Disclosure: I was given this book and asked to respond to its ideas in a review.

6 Comments

  1. Ben W says:

    I’d be interested in interacting with you on this book and mindfulness in general. I am in the middle of reading the book and am pondering how this can and should integrate with a biblical worldview. It appears to me that Xians – and conservative ones in particular – generally do not give neuroscience the kind of attention it likely deserves. Please email me at [email protected]

    Thank you,

    Ben

    1. Annie Kate says:

      Hi Ben,

      Most Christians do not give neuroscience much attention, true, and that is partly because there are so many things that require our attention.

      But it’s good if a few people do and then tell others about it. So that was my role in presenting the review. 🙂

      I’d love to hear what you think about this book.
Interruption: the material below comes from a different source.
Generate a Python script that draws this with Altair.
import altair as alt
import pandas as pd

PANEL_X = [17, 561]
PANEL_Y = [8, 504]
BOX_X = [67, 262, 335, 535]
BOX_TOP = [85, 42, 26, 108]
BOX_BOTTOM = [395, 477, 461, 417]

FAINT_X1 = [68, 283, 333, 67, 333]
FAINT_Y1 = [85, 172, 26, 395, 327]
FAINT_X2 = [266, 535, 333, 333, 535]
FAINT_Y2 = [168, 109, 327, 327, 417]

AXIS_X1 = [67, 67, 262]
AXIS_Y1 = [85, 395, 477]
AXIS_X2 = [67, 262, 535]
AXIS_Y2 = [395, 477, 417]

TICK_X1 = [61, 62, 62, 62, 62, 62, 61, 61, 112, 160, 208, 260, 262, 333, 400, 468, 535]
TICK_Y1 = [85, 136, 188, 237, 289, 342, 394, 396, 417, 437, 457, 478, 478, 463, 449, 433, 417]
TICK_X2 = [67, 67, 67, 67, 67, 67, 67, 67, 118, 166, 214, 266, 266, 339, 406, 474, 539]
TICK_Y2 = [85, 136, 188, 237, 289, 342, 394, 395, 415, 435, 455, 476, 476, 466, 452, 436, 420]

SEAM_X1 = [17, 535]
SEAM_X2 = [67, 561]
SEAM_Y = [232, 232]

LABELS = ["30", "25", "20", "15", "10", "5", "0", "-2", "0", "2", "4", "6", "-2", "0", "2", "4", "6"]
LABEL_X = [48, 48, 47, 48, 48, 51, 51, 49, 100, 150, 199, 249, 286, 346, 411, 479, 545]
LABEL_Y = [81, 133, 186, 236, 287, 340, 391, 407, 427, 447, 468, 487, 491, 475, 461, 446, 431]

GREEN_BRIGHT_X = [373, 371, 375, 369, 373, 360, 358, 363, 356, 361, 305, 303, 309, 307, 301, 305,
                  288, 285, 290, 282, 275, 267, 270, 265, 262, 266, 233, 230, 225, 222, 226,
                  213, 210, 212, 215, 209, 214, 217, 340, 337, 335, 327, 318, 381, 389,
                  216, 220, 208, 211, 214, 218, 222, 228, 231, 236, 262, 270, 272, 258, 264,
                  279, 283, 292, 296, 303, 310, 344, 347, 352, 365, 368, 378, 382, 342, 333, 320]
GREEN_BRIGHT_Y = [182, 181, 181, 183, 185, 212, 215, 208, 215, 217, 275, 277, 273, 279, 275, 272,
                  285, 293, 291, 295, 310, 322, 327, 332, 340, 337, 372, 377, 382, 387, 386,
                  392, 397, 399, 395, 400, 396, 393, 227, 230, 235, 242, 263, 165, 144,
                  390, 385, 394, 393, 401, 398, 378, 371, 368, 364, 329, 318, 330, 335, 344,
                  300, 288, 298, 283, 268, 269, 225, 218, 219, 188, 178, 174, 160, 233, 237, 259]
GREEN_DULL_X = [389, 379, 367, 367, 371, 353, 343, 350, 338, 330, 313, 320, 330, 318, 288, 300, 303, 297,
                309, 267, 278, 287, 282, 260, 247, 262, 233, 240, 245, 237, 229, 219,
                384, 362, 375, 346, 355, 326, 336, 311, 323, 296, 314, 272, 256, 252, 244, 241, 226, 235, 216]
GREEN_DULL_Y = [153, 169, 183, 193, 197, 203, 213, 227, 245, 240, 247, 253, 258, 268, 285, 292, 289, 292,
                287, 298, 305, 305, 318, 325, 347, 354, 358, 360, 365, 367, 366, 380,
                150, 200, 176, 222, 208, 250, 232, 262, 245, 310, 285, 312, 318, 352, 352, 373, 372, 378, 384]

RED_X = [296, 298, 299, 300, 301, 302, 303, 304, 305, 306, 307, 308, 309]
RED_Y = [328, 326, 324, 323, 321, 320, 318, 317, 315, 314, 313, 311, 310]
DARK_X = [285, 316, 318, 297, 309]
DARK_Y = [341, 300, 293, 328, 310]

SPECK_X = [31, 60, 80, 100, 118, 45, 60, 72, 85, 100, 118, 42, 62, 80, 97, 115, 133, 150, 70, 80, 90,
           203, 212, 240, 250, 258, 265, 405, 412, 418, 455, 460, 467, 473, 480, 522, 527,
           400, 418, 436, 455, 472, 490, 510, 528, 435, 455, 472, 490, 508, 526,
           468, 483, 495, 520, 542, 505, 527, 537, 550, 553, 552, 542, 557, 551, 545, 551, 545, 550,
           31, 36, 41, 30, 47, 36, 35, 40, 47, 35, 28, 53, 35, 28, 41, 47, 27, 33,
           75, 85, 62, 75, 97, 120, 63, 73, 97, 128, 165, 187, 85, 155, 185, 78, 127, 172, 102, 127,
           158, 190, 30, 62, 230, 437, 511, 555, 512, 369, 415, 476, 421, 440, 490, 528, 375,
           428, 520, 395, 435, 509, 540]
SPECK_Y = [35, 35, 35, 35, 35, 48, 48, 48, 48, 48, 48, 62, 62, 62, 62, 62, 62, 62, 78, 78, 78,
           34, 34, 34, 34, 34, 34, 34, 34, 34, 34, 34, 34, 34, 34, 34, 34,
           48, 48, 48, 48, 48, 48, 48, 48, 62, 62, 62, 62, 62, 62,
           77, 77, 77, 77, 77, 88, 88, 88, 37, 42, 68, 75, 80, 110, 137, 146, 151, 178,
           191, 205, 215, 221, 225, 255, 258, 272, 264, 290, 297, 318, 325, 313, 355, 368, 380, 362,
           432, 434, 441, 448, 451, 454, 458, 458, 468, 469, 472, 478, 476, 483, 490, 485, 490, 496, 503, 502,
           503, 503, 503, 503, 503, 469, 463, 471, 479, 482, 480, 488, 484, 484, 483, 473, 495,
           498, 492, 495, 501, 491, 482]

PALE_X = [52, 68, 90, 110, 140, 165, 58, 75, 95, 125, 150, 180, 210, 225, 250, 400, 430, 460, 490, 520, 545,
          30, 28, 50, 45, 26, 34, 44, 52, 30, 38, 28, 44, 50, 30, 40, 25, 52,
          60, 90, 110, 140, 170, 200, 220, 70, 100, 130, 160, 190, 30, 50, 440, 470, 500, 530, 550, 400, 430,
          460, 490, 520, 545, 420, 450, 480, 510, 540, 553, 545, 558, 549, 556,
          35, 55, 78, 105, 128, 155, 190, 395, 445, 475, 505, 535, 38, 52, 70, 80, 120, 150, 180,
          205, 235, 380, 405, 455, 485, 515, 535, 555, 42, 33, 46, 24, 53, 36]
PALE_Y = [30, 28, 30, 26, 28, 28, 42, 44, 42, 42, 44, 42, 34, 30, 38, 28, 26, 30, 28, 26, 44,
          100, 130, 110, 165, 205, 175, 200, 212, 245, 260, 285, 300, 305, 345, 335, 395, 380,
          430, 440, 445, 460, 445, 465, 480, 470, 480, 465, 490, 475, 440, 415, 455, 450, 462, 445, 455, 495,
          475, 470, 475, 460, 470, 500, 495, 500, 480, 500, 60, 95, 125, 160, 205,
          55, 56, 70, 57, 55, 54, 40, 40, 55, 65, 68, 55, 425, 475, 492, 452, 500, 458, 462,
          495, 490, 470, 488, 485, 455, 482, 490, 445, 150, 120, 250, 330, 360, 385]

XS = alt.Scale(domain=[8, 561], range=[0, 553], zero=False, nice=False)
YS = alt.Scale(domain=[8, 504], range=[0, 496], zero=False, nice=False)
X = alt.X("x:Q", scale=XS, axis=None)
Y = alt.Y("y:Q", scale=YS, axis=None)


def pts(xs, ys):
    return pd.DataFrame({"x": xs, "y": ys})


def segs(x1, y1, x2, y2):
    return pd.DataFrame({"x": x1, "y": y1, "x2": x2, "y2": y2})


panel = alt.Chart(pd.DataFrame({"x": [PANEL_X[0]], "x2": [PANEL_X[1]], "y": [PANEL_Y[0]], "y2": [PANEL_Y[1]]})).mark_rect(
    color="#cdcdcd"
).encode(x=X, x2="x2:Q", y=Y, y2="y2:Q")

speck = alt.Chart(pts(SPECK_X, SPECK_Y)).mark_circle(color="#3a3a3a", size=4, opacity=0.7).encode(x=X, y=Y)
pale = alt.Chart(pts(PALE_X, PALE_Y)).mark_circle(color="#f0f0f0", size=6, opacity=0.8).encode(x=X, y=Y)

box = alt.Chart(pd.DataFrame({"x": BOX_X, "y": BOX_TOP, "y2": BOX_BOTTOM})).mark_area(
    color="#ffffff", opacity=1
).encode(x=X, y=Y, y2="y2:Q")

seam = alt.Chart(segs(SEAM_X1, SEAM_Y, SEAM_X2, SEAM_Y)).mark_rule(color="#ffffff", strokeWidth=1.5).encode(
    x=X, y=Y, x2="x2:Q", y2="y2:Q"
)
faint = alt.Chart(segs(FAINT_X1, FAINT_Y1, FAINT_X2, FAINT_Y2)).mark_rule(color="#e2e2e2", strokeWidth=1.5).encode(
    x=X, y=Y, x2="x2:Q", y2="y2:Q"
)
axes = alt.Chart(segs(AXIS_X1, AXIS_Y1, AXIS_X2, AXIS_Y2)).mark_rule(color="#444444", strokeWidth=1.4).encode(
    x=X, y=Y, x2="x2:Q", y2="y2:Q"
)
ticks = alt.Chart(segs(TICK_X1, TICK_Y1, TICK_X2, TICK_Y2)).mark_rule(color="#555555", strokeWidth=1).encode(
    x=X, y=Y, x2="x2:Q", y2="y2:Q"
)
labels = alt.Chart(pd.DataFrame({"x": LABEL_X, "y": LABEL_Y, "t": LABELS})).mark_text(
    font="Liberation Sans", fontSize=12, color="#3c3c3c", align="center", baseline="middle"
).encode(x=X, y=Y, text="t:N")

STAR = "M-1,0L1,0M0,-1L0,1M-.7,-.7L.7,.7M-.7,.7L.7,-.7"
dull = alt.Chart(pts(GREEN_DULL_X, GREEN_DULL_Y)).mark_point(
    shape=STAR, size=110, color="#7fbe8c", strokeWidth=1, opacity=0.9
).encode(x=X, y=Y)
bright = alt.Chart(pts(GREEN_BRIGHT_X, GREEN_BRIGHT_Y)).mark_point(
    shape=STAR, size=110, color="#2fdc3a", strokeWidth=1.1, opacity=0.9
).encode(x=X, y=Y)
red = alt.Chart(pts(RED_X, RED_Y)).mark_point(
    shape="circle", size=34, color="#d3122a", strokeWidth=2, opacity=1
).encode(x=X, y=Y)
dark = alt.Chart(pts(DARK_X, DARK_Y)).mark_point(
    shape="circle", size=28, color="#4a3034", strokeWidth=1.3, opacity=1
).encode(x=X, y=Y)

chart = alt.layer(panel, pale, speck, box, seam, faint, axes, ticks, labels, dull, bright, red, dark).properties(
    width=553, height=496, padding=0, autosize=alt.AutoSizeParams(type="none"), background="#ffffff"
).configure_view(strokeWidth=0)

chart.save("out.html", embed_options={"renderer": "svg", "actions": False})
      Sometime this month I’ll be reading a book that tries to tie Christianity and neuroscience together. I think that would be a better time for me to discuss these issues with you.

  2. Tony Lopez says:

    Hi Annie,

    My name is Tony. I want to thank you for writing such a good review for Dr. Siegel’s book “MindSight”. Why? Simply because you remind us not to forget the most important aspect to human life, the spiritual.
    -Tony Lopez

    Peace + Blessings

    1. Annie Kate says:

      Thank you so much, Tony. The spiritual is truly the most important, but it is very closely tied to the physical, emotional, and mental. That’s why books like this are valuable, even though they do not recognize the spiritual aspects.

  3. Jose J. Campos says:

    I read this book a couple of years ago and found very interesting that there are a lot of new ideas and discoveries in this and other books, that complement very well with the messages in the Bible. I also came to the conclusion that in order to make the best of it/them, we should be take into consideration our spiritual.

    1. Annie Kate says:

      Yes, I forget which great person said it, but truth is always true no matter who discovers it. And ultimately, all discoveries will vindicate Biblical truth.